- Direction: Without the pictures, retype exactly the lines from the top of the entries below through the line that contains "const svg = d3.select('#chart');".

- Stored items from a collection:
────

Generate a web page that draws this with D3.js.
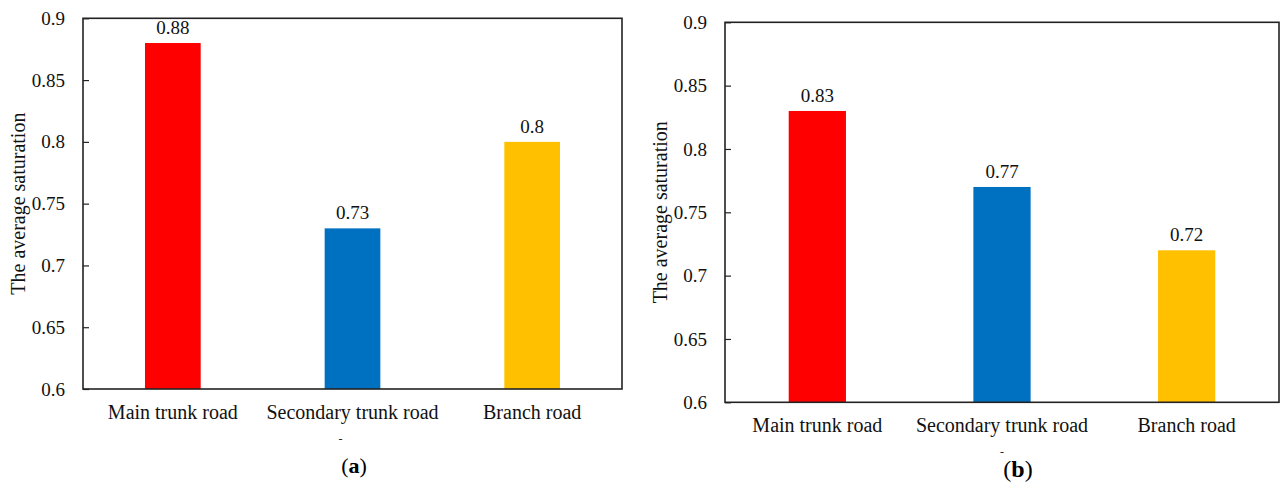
<!DOCTYPE html>
<html>
<head>
<meta charset="utf-8">
<script src="https://cdn.jsdelivr.net/npm/d3@7"></script>
<style>
  body { margin: 0; background: #fff; }
  svg { display: block; }
  svg text { font-family: "Liberation Serif", "Times New Roman", serif; }
</style>
</head>
<body>
<svg id="chart" width="1281" height="483"></svg>
<script>
const categories = ['Main trunk road', 'Secondary trunk road', 'Branch road'];
const valuesA = [0.88, 0.73, 0.8];
const valuesB = [0.83, 0.77, 0.72];
const barColors = ['#FF0000', '#0070C0', '#FFC000'];
const yTicks = [0.6, 0.65, 0.7, 0.75, 0.8, 0.85, 0.9];
const yTitle = 'The average saturation';
const panelLetters = ['a', 'b'];

const FONT = '"Liberation Serif", "Times New Roman", serif';
const svg = d3.select('#chart');

// two panels, each with its own frame box
const panels = [
  { values: valuesA, letter: panelLetters[0], left: 83, right: 622, top: 18.3, bottom: 389, capX: 354, capY: 473, capSize: 22 },
  { values: valuesB, letter: panelLetters[1], left: 725, right: 1279, top: 22.3, bottom: 402.3, capX: 1018, capY: 477, capSize: 24 }
];

panels.forEach((p) => {
  const w = p.right - p.left;
  const h = p.bottom - p.top;
  const g = svg.append('g').attr('transform', `translate(${p.left},${p.top})`);

  const x = d3.scaleBand().domain(categories).range([0, w]).paddingInner(0.69).paddingOuter(0.345);
  const y = d3.scaleLinear().domain([0.6, 0.9]).range([h, 0]);

  g.selectAll('rect.bar')
    .data(p.values)
    .enter()
    .append('rect')
    .attr('class', 'bar')
    .attr('x', (d, i) => x(categories[i]))
    .attr('y', (d) => y(d))
    .attr('width', x.bandwidth())
    .attr('height', (d) => h - y(d))
    .attr('fill', (d, i) => barColors[i]);

  g.selectAll('text.val')
    .data(p.values)
    .enter()
    .append('text')
    .attr('class', 'val')
    .attr('x', (d, i) => x(categories[i]) + x.bandwidth() / 2)
    .attr('y', (d) => y(d) - 9)
    .attr('text-anchor', 'middle')
    .style('font-family', FONT)
    .style('font-size', '19px')
    .style('fill', '#111')
    .text((d) => String(d));

  const yAxis = g.append('g')
    .call(d3.axisLeft(y).tickValues(yTicks).tickSize(-6).tickPadding(18).tickFormat((d) => String(d)))
    .attr('font-family', null)
    .attr('font-size', null);
  yAxis.select('.domain').remove();
  yAxis.selectAll('line').attr('stroke', '#222').attr('stroke-width', 1.2);
  yAxis.selectAll('text').style('font-family', FONT).style('font-size', '19px').style('fill', '#111');

  const xAxis = g.append('g')
    .attr('transform', `translate(0,${h})`)
    .call(d3.axisBottom(x).tickSize(0).tickPadding(16))
    .attr('font-family', null)
    .attr('font-size', null);
  xAxis.select('.domain').remove();
  xAxis.selectAll('text').style('font-family', FONT).style('font-size', '20px').style('fill', '#111');

  // frame
  g.append('rect')
    .attr('x', 0).attr('y', 0).attr('width', w).attr('height', h)
    .attr('fill', 'none').attr('stroke', '#222').attr('stroke-width', 1.6);

  g.append('text')
    .attr('transform', `translate(-65,${h / 2}) rotate(-90)`)
    .attr('text-anchor', 'middle')
    .attr('dominant-baseline', 'central')
    .style('font-family', FONT)
    .style('font-size', '20px')
    .style('fill', '#111')
    .text(yTitle);

  // small stray mark under the middle label
  g.append('text')
    .attr('x', x(categories[1]) + x.bandwidth() / 2 - (p.letter === 'a' ? 12 : 0))
    .attr('y', h + 54)
    .attr('text-anchor', 'middle')
    .style('font-family', FONT)
    .style('font-size', '12px')
    .style('fill', '#222')
    .text('-');

  const cap = svg.append('text')
    .attr('x', p.capX)
    .attr('y', p.capY)
    .attr('text-anchor', 'middle')
    .style('font-family', FONT)
    .style('font-size', p.capSize + 'px')
    .style('fill', '#000');
  cap.append('tspan').text('(');
  cap.append('tspan').style('font-weight', 'bold').text(p.letter);
  cap.append('tspan').text(')');
});
</script>
</body>
</html>
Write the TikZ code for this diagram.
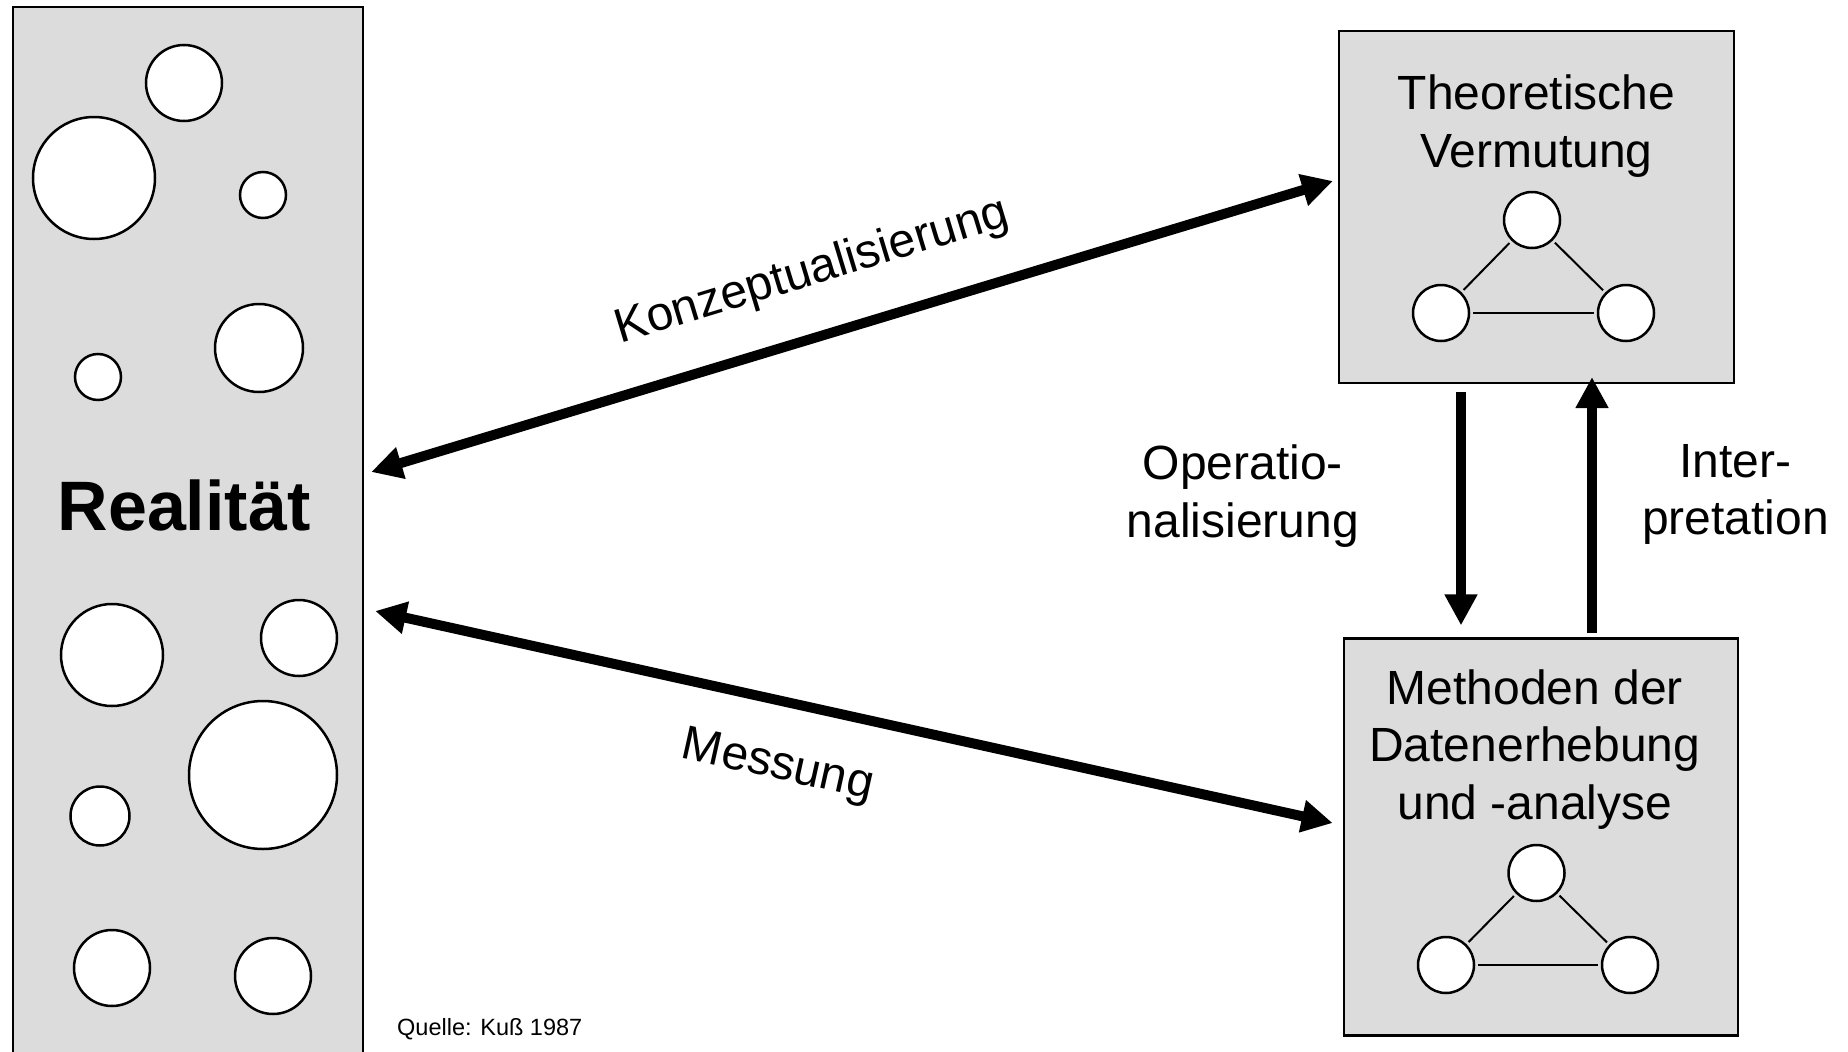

────

- Reply to the task:
Generate a web page that draws this with D3.js.
<!DOCTYPE html>
<html>
<head>
<meta charset="utf-8">
<script src="https://cdn.jsdelivr.net/npm/d3@7"></script>
<style>
  body { margin: 0; background: #fff; }
  svg { display: block; }
  svg text { font-family: "Liberation Serif", "Times New Roman", serif; }
</style>
</head>
<body>
<svg id="chart" width="1281" height="483"></svg>
<script>
const categories = ['Main trunk road', 'Secondary trunk road', 'Branch road'];
const valuesA = [0.88, 0.73, 0.8];
const valuesB = [0.83, 0.77, 0.72];
const barColors = ['#FF0000', '#0070C0', '#FFC000'];
const yTicks = [0.6, 0.65, 0.7, 0.75, 0.8, 0.85, 0.9];
const yTitle = 'The average saturation';
const panelLetters = ['a', 'b'];

const FONT = '"Liberation Serif", "Times New Roman", serif';
const svg = d3.select('#chart');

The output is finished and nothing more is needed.